Lowe expects 'ugly' halo effect to wear off quickly

F1 Formula One - Williams Formula One Launch - London, Britain - February 15, 2018 Williams' Chief Technical Officer Paddy Lowe during the launch Action Images via Reuters/Paul Childs

LONDON (Reuters) - Criticism of Formula One's "ugly" new head protection device should subside once the new season has started, Williams technical boss Paddy Lowe said.

Located in front and around the driver's helmet to protect it from heavy objects, the "halo" is the big novelty for the 2018 championship starting in Australia on March. 25.

But it has also changed the look of the car, drawing criticism from some fans and drivers. Red Bull's Max Verstappen said this week that it would be 'very ugly' and was not something he was looking forward to.
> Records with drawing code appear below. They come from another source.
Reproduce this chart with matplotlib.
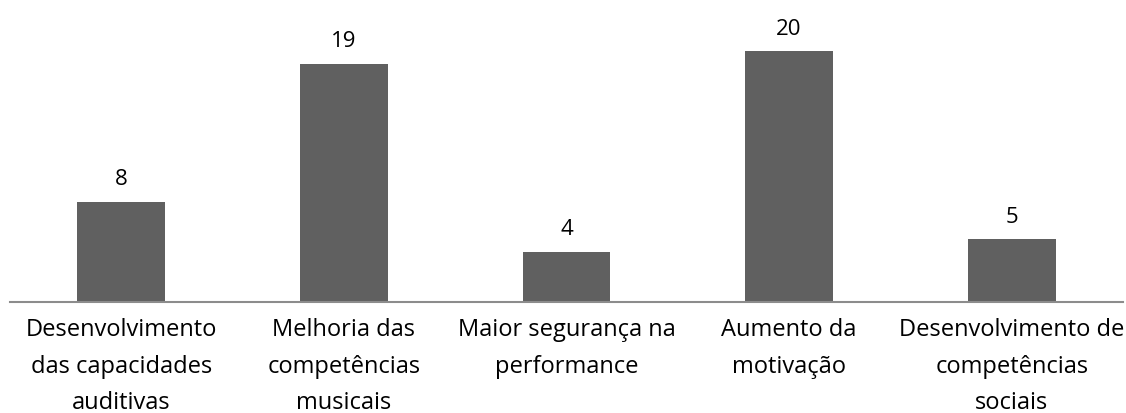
import matplotlib.pyplot as plt

plt.rcParams['font.family'] = ['Open Sans', 'DejaVu Sans']

categorias = ["Desenvolvimento\ndas capacidades\nauditivas",
              "Melhoria das\ncompetências\nmusicais",
              "Maior segurança na\nperformance",
              "Aumento da\nmotivação",
              "Desenvolvimento de\ncompetências\nsociais"]
valores = [8, 19, 4, 20, 5]

fig = plt.figure(figsize=(11.26, 4.14), dpi=100)
ax = fig.add_axes([10 / 1126, 111 / 414, 1113 / 1126, 301 / 414])

x = range(len(categorias))
bars = ax.bar(x, valores, width=0.395, color='#606060')
for b, v in zip(bars, valores):
    ax.text(b.get_x() + b.get_width() / 2, v + 1.0, str(v),
            ha='center', va='bottom', fontsize=16, color='black')

ax.set_xlim(-0.5, len(categorias) - 0.5)
ax.set_ylim(0, 24)
ax.set_xticks(list(x))
ax.set_xticklabels(categorias, fontsize=17, linespacing=1.7)
ax.tick_params(axis='x', length=0, pad=11)
ax.set_yticks([])
for s in ['top', 'right', 'left']:
    ax.spines[s].set_visible(False)
ax.spines['bottom'].set_color('#8c8c8c')
ax.spines['bottom'].set_linewidth(1.5)

fig.savefig('out.png', dpi=100)
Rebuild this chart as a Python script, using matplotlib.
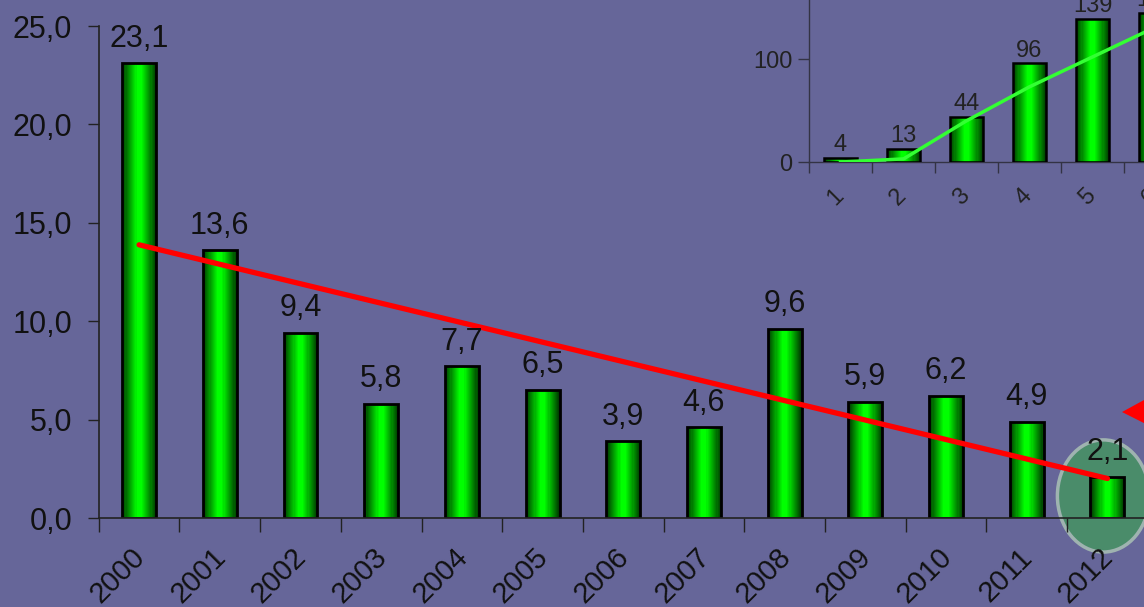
import numpy as np
import matplotlib
matplotlib.use("Agg")
import matplotlib.pyplot as plt
from matplotlib.patches import Ellipse, Polygon
from matplotlib.transforms import ScaledTranslation

plt.rcParams['font.family'] = ['Liberation Sans', 'DejaVu Sans']

years = ["2000", "2001", "2002", "2003", "2004", "2005", "2006",
         "2007", "2008", "2009", "2010", "2011", "2012"]
values = [23.1, 13.6, 9.4, 5.8, 7.7, 6.5, 3.9, 4.6, 9.6, 5.9, 6.2, 4.9, 2.1]

small_cats = ["1", "2", "3", "4", "5", "6"]
small_vals = [4, 13, 44, 96, 139, 145]
small_line = [0, 3, 40, 73, 102, 131]

BG = "#666699"


def fmt(v):
    return f"{v:.1f}".replace(".", ",")


def gradient_bars(ax, x, h, width, lw):
    # fake a cylinder look: darker green at the sides, bright in the middle
    steps = 14
    for k in range(steps):
        t = k / (steps - 1)
        g = 0.25 + 0.75 * t
        col = (0.0, g, 0.0)
        ax.bar(x, h, width=width * (1 - 0.85 * t), color=col,
               edgecolor="none", zorder=2)
    ax.bar(x, h, width=width, facecolor="none", edgecolor="black",
           linewidth=lw, zorder=3)


def shift_labels(ax, dx, dy):
    for lbl in ax.get_xticklabels(minor=True):
        lbl.set_transform(lbl.get_transform() +
                          ScaledTranslation(dx / 72, dy / 72,
                                            fig.dpi_scale_trans))


fig = plt.figure(figsize=(11.44, 6.07), dpi=100, facecolor=BG)

# main chart
ax = fig.add_axes([0.0863, 0.1466, 0.917, 0.8105])
ax.set_facecolor(BG)
x = np.arange(len(years))
gradient_bars(ax, x, values, 0.42, 2.0)

for xi, v in zip(x, values):
    ax.annotate(fmt(v), (xi, v), xytext=(0, 7), textcoords="offset points",
                ha="center", va="bottom", fontsize=22, color="#111111",
                zorder=5)

# linear trend
k, b = np.polyfit(x, values, 1)
ax.plot([x[0], x[-1]], [k * x[0] + b, k * x[-1] + b], color="#ff0000",
        linewidth=3.8, solid_capstyle="round", zorder=4)

# highlight last year
ax.add_patch(Ellipse((11.95, 1.12), 1.14, 5.7, facecolor="#4a8c6a",
                     edgecolor="#9fb3b0", linewidth=2.5, zorder=1,
                     clip_on=False))

ax.set_xlim(-0.5, 12.5)
ax.set_ylim(0, 25)
ax.set_yticks(np.arange(0, 26, 5))
ax.set_yticklabels([fmt(t) for t in np.arange(0, 26, 5)])
ax.set_xticks(np.arange(-0.5, 12.6, 1))
ax.set_xticklabels([])
ax.set_xticks(x, years, minor=True, rotation=45, ha="right",
              rotation_mode="anchor")
ax.tick_params(axis="x", which="major", direction="out", length=10,
               width=1, color="#222222")
ax.tick_params(axis="x", which="minor", length=0, pad=18, labelsize=21,
               labelcolor="#111111")
ax.tick_params(axis="y", direction="out", length=8, width=1,
               color="#222222", labelsize=22, labelcolor="#111111", pad=11)
shift_labels(ax, -6, 0)
for s in ["top", "right"]:
    ax.spines[s].set_visible(False)
for s in ["left", "bottom"]:
    ax.spines[s].set_color("#222222")
    ax.spines[s].set_linewidth(1.2)
    ax.spines[s].set_zorder(3.5)

# small inset chart
ins = fig.add_axes([0.7072, 0.7331, 0.3304, 0.3394])
ins.patch.set_alpha(0)
xs = np.arange(1, len(small_cats) + 1)
gradient_bars(ins, xs, small_vals, 0.52, 1.8)
for xi, v in zip(xs, small_vals):
    ins.annotate(str(v), (xi, v), xytext=(0, 1), textcoords="offset points",
                 ha="center", va="bottom", fontsize=17, color="#222222",
                 zorder=5)
ins.plot(xs, small_line, color="#33ff33", linewidth=2.5, zorder=4)
ins.set_xlim(0.5, 6.5)
ins.set_ylim(0, 200)
ins.set_yticks([0, 100, 200])
ins.set_xticks(np.arange(0.5, 6.6, 1))
ins.set_xticklabels([])
ins.set_xticks(xs, small_cats, minor=True, rotation=45, ha="right",
               rotation_mode="anchor")
ins.tick_params(axis="x", which="major", direction="out", length=8,
                width=1, color="#333344")
ins.tick_params(axis="x", which="minor", length=0, pad=16, labelsize=17,
                labelcolor="#222222")
ins.tick_params(axis="y", direction="out", length=8, width=1,
                color="#333344", labelsize=17, labelcolor="#222222", pad=4)
shift_labels(ins, -6, 0)
for s in ["top", "right"]:
    ins.spines[s].set_visible(False)
for s in ["left", "bottom"]:
    ins.spines[s].set_color("#333344")
    ins.spines[s].set_linewidth(1.0)

# red pointer at the right edge
fig.patches.append(Polygon([(0.9808, 0.3212), (1.0, 0.341), (1.0, 0.303)],
                           closed=True, facecolor="#ff0000",
                           edgecolor="none", transform=fig.transFigure,
                           figure=fig))

fig.savefig("out.png", dpi=100, facecolor=BG)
Lowe told reporters at a team launch on Thursday that the safety benefits far outweighed any other considerations.

"I've been a big supporter of making some improvement in that area which is the biggest remaining risk in Formula One to the drivers," he said, adding:

"I think by the second race nobody will notice it any more."

The last driver fatality as a consequence of a race accident was that of Frenchman Jules Bianchi, who suffered severe head injuries when his car skidded into a trackside tractor at the 2014 Japanese Grand Prix.

Lowe suggested Formula One had been riding its luck.

"We’ve had roughly once per year, for the last two years that I’ve been looking out, an event where you go 'that really was lucky, someone got away with it there'," he added.

"I think it would only be a matter of time before we weren’t saying somebody’s been lucky, but they were unlucky. So that’s a really good project."

Lowe said the halo was designed more to protect the driver from whole cars, or wheels, rather than the sort of debris that struck Brazilian Felipe Massa, who suffered life-threatening head injuries when he was hit on the helmet by a bouncing spring in qualifying for the 2009 Hungarian Grand Prix.

Incorporating the "halo", which weighs some seven kilos and can bear the weight of a London double-decker bus, had been the major technical challenge, Lowe said, adding that the aerodynamic consequences were insignificant.